The key factor in an efficient treasury operation, instead of technology or other elements, is the people, according to the third annual AFP Treasury Benchmarking Survey, released Sunday. Human capital factors such as education and training of key finance personnel play a dominant role in a well-run treasury.
The survey, a joint effort of American Financial Professionals (AFP), IBM and Deutsche Bank, looked for performance levels of participating treasury departments. It analyzed performance by peer group, defined world-class targets (ranking at the 80th percentile), and provided a basis for comparison. Organizations can then use these data to find their own performance gaps and look for viable opportunities to improve.
Thomas Hunt, the director of treasury services at AFP, said in a statement, "Since treasury departments are responsible for keeping enough funds on hand to meet their organizations' operating needs, improvements in treasury department performance can influence the health of an organization. In this survey, we wanted to identify and understand the traits that differentiate the top-performing corporate treasuries."

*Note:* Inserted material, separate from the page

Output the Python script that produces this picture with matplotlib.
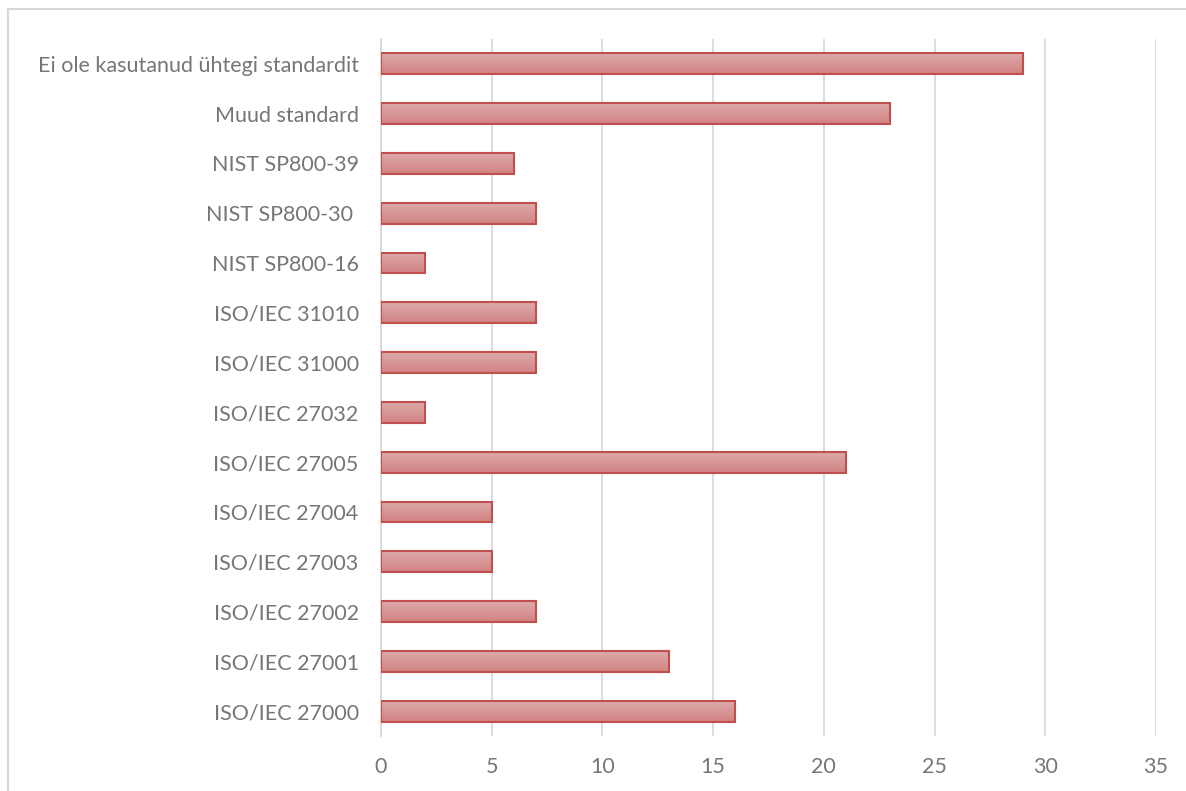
import numpy as np
import matplotlib.pyplot as plt
from matplotlib.patches import Rectangle
from matplotlib.colors import LinearSegmentedColormap

categories = ['ISO/IEC 27000', 'ISO/IEC 27001', 'ISO/IEC 27002', 'ISO/IEC 27003',
              'ISO/IEC 27004', 'ISO/IEC 27005', 'ISO/IEC 27032', 'ISO/IEC 31000',
              'ISO/IEC 31010', 'NIST SP800-16', 'NIST SP800-30 ', 'NIST SP800-39',
              'Muud standard', 'Ei ole kasutanud ühtegi standardit']
values = [16, 13, 7, 5, 5, 21, 2, 7, 7, 2, 7, 6, 23, 29]
xticks = [0, 5, 10, 15, 20, 25, 30, 35]

plt.rcParams['font.family'] = ['Lato', 'DejaVu Sans']

fig = plt.figure(figsize=(11.86, 7.91), dpi=100)
ax = fig.add_axes([0.3212, 0.0695, 0.6535, 0.8812])

# chart border
fig.patches.append(Rectangle((8 / 1186, -0.05), 1.2, 1 - 9 / 791 + 0.05,
                             transform=fig.transFigure, fill=False,
                             edgecolor='#D9D9D9', linewidth=1.5))

y = np.arange(len(categories))
bars = ax.barh(y, values, height=0.42, color='none', edgecolor='#C0504D',
               linewidth=1.5, zorder=3)

cmap = LinearSegmentedColormap.from_list('g', ['#D28282', '#DDAAAA'])
grad = np.linspace(0, 1, 64).reshape(-1, 1)
for b in bars:
    x0, y0 = b.get_x(), b.get_y()
    w, h = b.get_width(), b.get_height()
    im = ax.imshow(grad, cmap=cmap, aspect='auto', origin='lower',
                   extent=[x0, x0 + w, y0, y0 + h], zorder=2)
    im.set_clip_path(b)

ax.set_xlim(0, 35)
ax.set_ylim(-0.5, len(categories) - 0.5)
ax.set_xticks(xticks)
ax.set_yticks(y)
ax.set_yticklabels(categories)
ax.grid(axis='x', color='#D9D9D9', linewidth=1.3, zorder=0)
ax.tick_params(length=0, colors='#767676', labelsize=15.5, pad=16)
ax.tick_params(axis='x', pad=15)
for s in ['top', 'right', 'bottom']:
    ax.spines[s].set_visible(False)
ax.spines['left'].set_color('#D9D9D9')
ax.spines['left'].set_linewidth(1.3)

plt.savefig('out.png')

The previous surveys found that technology didn’t do much to differentiate performance in treasury departments. The focus this year on human capital differentiators found significant impact on efficiency from such factors as education levels and how long staff had been in place, indicating that the area was worth significant corporate investment.
Highly educated or professionally certified staff handling important functions meant that fewer personnel were needed. The drop was significant: Holders of advanced degrees such as MBAs who handled most treasury tasks meant that only half as many people were necessary in their department, while certified employees in charge of treasury functions can reduce staff levels by a third.
Ongoing training was demonstrated to be essential, particularly amid an atmosphere of a difficult economic climate, advances in technology, and changing regulations. Keeping staff skills and knowledge current means more time in the classroom; staff that hit benchmark levels spent, on average, 4-6 days in training, outperforming companies with staff that have only been given 2 days or less in training.
And the gap is widening, according to Robert Eimers of IBM Global Business Services: "When we drill into the responses to this year's treasury benchmarking survey and compare those to prior surveys, the findings reveal a widening gap between aspirational goals and actual capabilities and a widening disparity between top performing organizations and average performing organizations."
More specifics are available from the survey itself.